Records to use:
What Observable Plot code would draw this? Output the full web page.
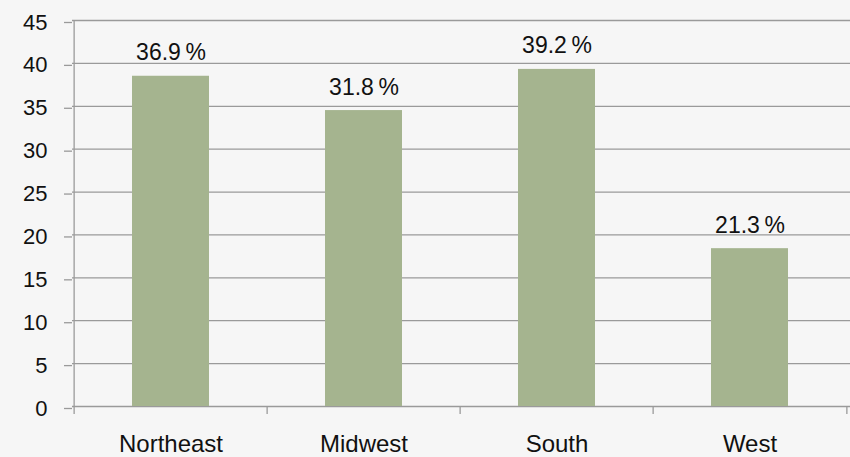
<!DOCTYPE html>
<html>
<head>
<meta charset="utf-8">
<script src="https://cdn.jsdelivr.net/npm/d3@7"></script>
<script src="https://cdn.jsdelivr.net/npm/@observablehq/plot@0.6"></script>
<style>
  html, body { margin: 0; padding: 0; background: #f6f6f6; }
  #chart { width: 850px; height: 457px; }
  svg { display: block; }
</style>
</head>
<body>
<div id="chart"></div>
<script>
const regions = ["Northeast", "Midwest", "South", "West"];
const barValues = [38.5, 34.5, 39.3, 18.4];
const labelValues = [36.9, 31.8, 39.2, 21.3];
const yTicks = [0, 5, 10, 15, 20, 25, 30, 35, 40, 45];

const data = regions.map((r, i) => ({region: r, value: barValues[i], label: `${labelValues[i].toFixed(1)}\u2009%`}));

const W = 850, H = 457;
const mL = 72, mR = 3, mT = 20, mB = 51;
const step = (W - mL - mR) / regions.length;
const gridColor = "#9a9a9a";
const font = "'Liberation Sans', Arial, sans-serif";

const chart = Plot.plot({
  width: W,
  height: H,
  marginLeft: mL,
  marginRight: mR,
  marginTop: mT,
  marginBottom: mB,
  style: {background: "#f6f6f6", fontFamily: font, color: "#111"},
  x: {domain: regions, padding: 0, label: null},
  y: {domain: [0, 45], ticks: yTicks, label: null},
  marks: [
    // horizontal gridlines
    Plot.ruleY(yTicks, {stroke: gridColor, strokeWidth: 1.3, insetRight: -3}),
    // bars
    Plot.barY(data, {x: "region", y: "value", fill: "#a5b48f", insetLeft: 58, insetRight: 58}),
    // value labels
    Plot.text(data, {x: "region", y: "value", text: "label", dy: -16, lineAnchor: "bottom", fontSize: 23, fill: "#111"}),
    // y axis line (left edge of first band)
    Plot.ruleX(regions.slice(0, 1), {x: d => d, dx: -step / 2, y1: 45, y2: 0, insetBottom: -8, stroke: gridColor, strokeWidth: 1.3}),
    // category boundary ticks (left edges of other bands)
    Plot.ruleX(regions.slice(1), {x: d => d, dx: -step / 2, y1: 0, y2: 0, insetBottom: -8, stroke: gridColor, strokeWidth: 1.3}),
    // right edge tick
    Plot.ruleX(regions.slice(-1), {x: d => d, dx: step / 2, y1: 0, y2: 0, insetBottom: -8, stroke: gridColor, strokeWidth: 1.3}),
    Plot.axisY({ticks: yTicks, tickSize: 8, stroke: gridColor, strokeWidth: 1.3, tickPadding: 17, fontSize: 22, dy: 2, fill: "#111"}),
    Plot.axisX({tickSize: 0, tickPadding: 28, fontSize: 24, fill: "#111"})
  ]
});

document.getElementById("chart").appendChild(chart);
</script>
</body>
</html>
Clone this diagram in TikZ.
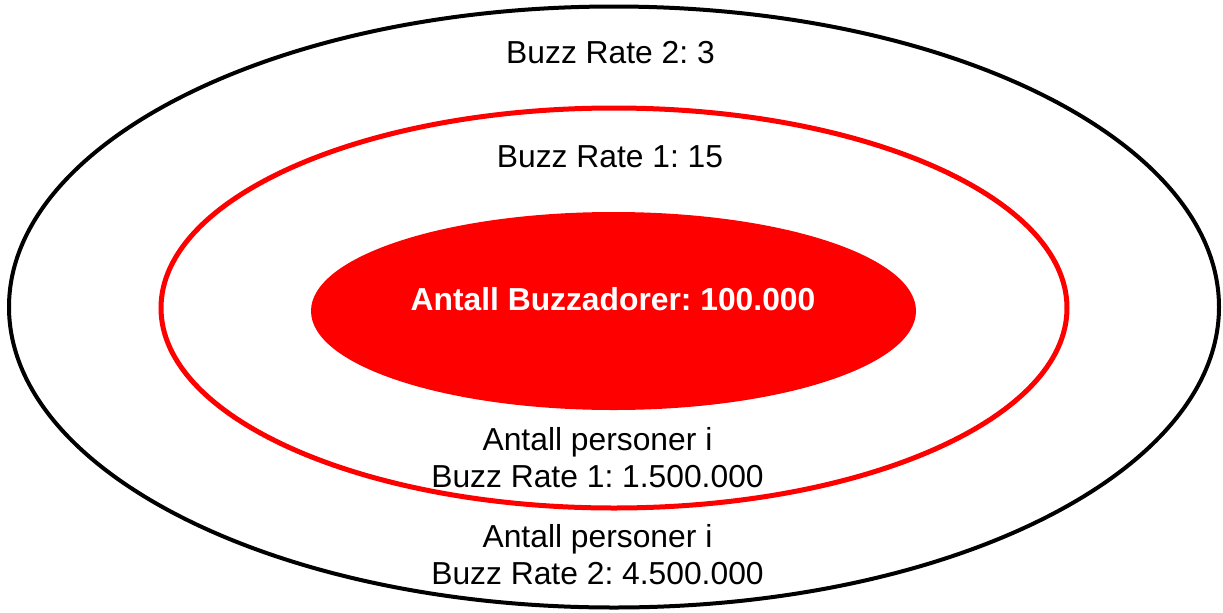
\documentclass[tikz,border=0pt]{standalone}
\usepackage{fontspec}
\setmainfont{Liberation Sans}
\usetikzlibrary{shapes.geometric}
\frenchspacing

\begin{document}
\begin{tikzpicture}[
                        x=0.5pt, y=-0.5pt,
                        ring/.style={ellipse, draw, line width=2pt, inner sep=0pt},
                        txt/.style={font=\fontsize{15.9}{18.25}\selectfont, align=center, anchor=base, inner sep=0pt}
                    ]
                    \useasboundingbox (0,0) rectangle (1223,612);
                    % Rings
                    \node [ring, black, minimum width=605pt, minimum height=300.5pt] (outer) at (614,307) {};
                    \node [ring, red, line width=2.5pt, minimum width=453pt, minimum height=200pt] (middle) at (614,308) {};
                    \node [ellipse, fill=red, inner sep=0pt, minimum width=302.5pt, minimum height=99pt] (core) at (613.5,311) {};

                    % Labels
                    \node [txt] (rate2) at (610.5,63) {Buzz Rate 2: 3};
                    \node [txt] (rate1) at (610,167) {Buzz Rate 1: 15};
                    \node [txt, text=white, font=\fontsize{15.9}{18.25}\selectfont\bfseries] (buzzers) at (613,310) {Antall Buzzadorer: 100.000};
                    \node [txt] (count1) at (597.5,487) {Antall personer i\\Buzz Rate 1: 1.500.000};
                    \node [txt] (count2) at (597.5,584) {Antall personer i\\Buzz Rate 2: 4.500.000};
                \end{tikzpicture}
\end{document}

Given instruction: Skip all pictures. Retype exactly the span whose first line is the one with "Clone this diagram in TikZ." and whose last line is the one with "[ellipse, fill=red, inner".

Written answer:
Clone this diagram in TikZ.
\documentclass[tikz,border=0pt]{standalone}
\usepackage{fontspec}
\setmainfont{Liberation Sans}
\usetikzlibrary{shapes.geometric}
\frenchspacing

\begin{document}
\begin{tikzpicture}[
                        x=0.5pt, y=-0.5pt,
                        ring/.style={ellipse, draw, line width=2pt, inner sep=0pt},
                        txt/.style={font=\fontsize{15.9}{18.25}\selectfont, align=center, anchor=base, inner sep=0pt}
                    ]
                    \useasboundingbox (0,0) rectangle (1223,612);
                    % Rings
                    \node [ring, black, minimum width=605pt, minimum height=300.5pt] (outer) at (614,307) {};
                    \node [ring, red, line width=2.5pt, minimum width=453pt, minimum height=200pt] (middle) at (614,308) {};
                    \node [ellipse, fill=red, inner sep=0pt, minimum width=302.5pt, minimum height=99pt] (core) at (613.5,311) {};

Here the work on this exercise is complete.